[WRITTEN EXERCISE]: Set down the lines that begin at the top of the records and end with the line containing "ax = fig.add_axes([212", and drop every picture.
============================================================
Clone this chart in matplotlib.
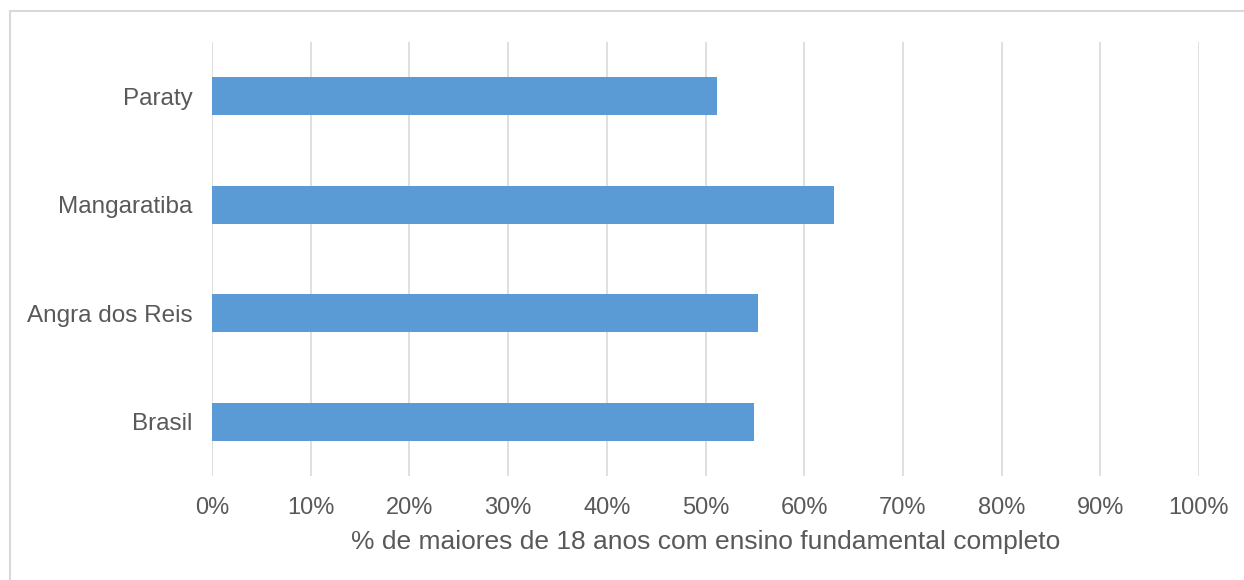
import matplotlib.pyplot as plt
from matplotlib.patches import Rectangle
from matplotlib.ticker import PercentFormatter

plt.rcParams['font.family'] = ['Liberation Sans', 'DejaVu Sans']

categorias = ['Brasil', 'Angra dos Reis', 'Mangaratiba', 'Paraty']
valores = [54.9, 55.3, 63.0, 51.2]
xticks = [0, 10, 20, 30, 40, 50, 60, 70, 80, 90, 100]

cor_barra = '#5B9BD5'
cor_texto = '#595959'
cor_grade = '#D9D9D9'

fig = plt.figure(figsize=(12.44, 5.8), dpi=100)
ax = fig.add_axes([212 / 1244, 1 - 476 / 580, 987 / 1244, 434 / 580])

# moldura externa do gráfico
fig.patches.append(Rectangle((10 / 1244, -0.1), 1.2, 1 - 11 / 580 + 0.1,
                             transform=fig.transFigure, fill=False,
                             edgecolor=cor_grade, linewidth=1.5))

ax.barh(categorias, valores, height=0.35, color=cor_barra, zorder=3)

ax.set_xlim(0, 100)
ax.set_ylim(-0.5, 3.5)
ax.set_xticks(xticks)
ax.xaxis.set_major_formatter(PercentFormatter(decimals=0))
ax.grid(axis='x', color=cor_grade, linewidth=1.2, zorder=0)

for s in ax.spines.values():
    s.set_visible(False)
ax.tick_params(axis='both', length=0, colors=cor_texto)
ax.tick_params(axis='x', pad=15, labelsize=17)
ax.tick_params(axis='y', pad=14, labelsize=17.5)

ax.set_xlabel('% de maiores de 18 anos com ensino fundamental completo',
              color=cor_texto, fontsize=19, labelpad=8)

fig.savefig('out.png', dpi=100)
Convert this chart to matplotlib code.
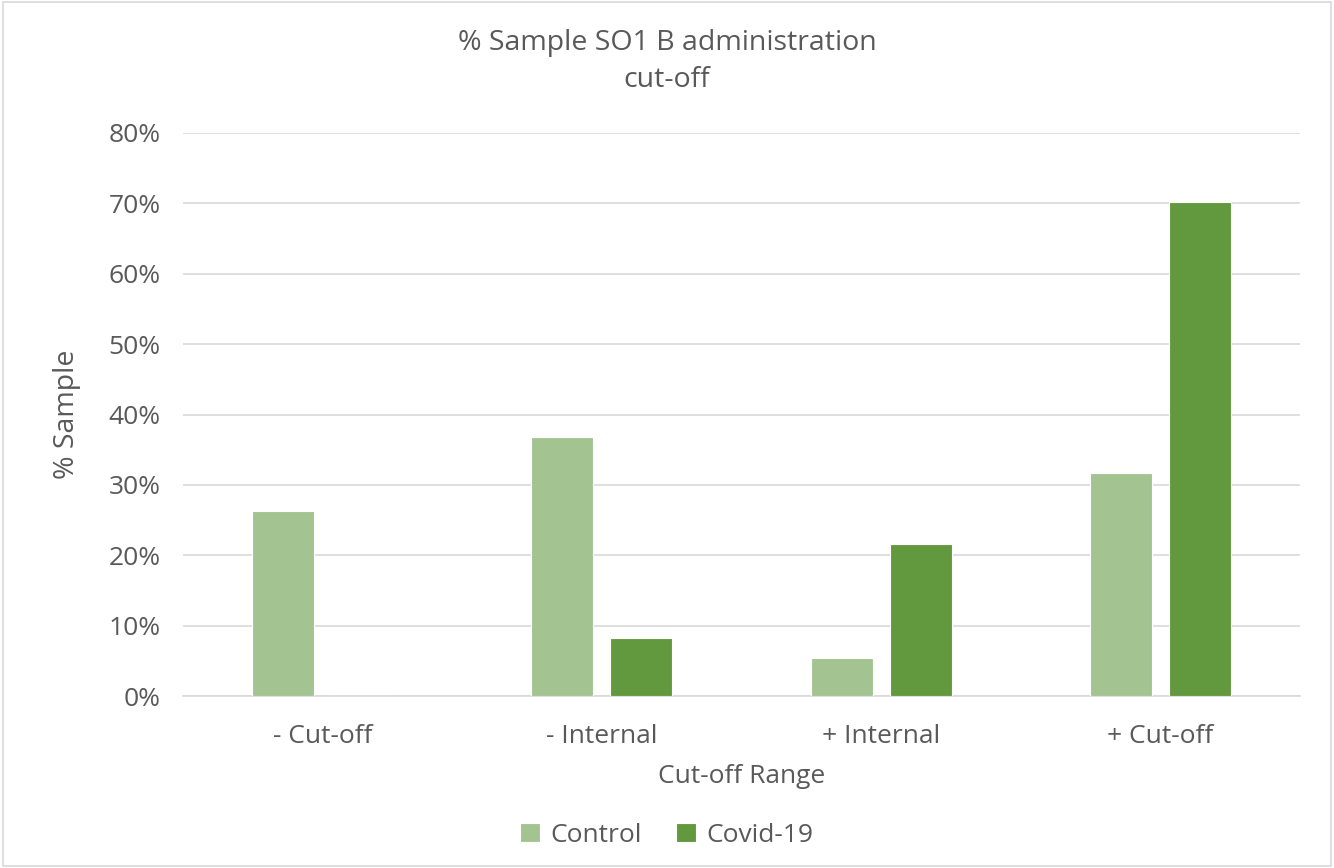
============================================================
[EXPECTED ANSWER]:
Clone this chart in matplotlib.
import matplotlib.pyplot as plt
from matplotlib.patches import Rectangle
from matplotlib.ticker import PercentFormatter

plt.rcParams['font.family'] = ['Liberation Sans', 'DejaVu Sans']

categorias = ['Brasil', 'Angra dos Reis', 'Mangaratiba', 'Paraty']
valores = [54.9, 55.3, 63.0, 51.2]
xticks = [0, 10, 20, 30, 40, 50, 60, 70, 80, 90, 100]

cor_barra = '#5B9BD5'
cor_texto = '#595959'
cor_grade = '#D9D9D9'

fig = plt.figure(figsize=(12.44, 5.8), dpi=100)
ax = fig.add_axes([212 / 1244, 1 - 476 / 580, 987 / 1244, 434 / 580])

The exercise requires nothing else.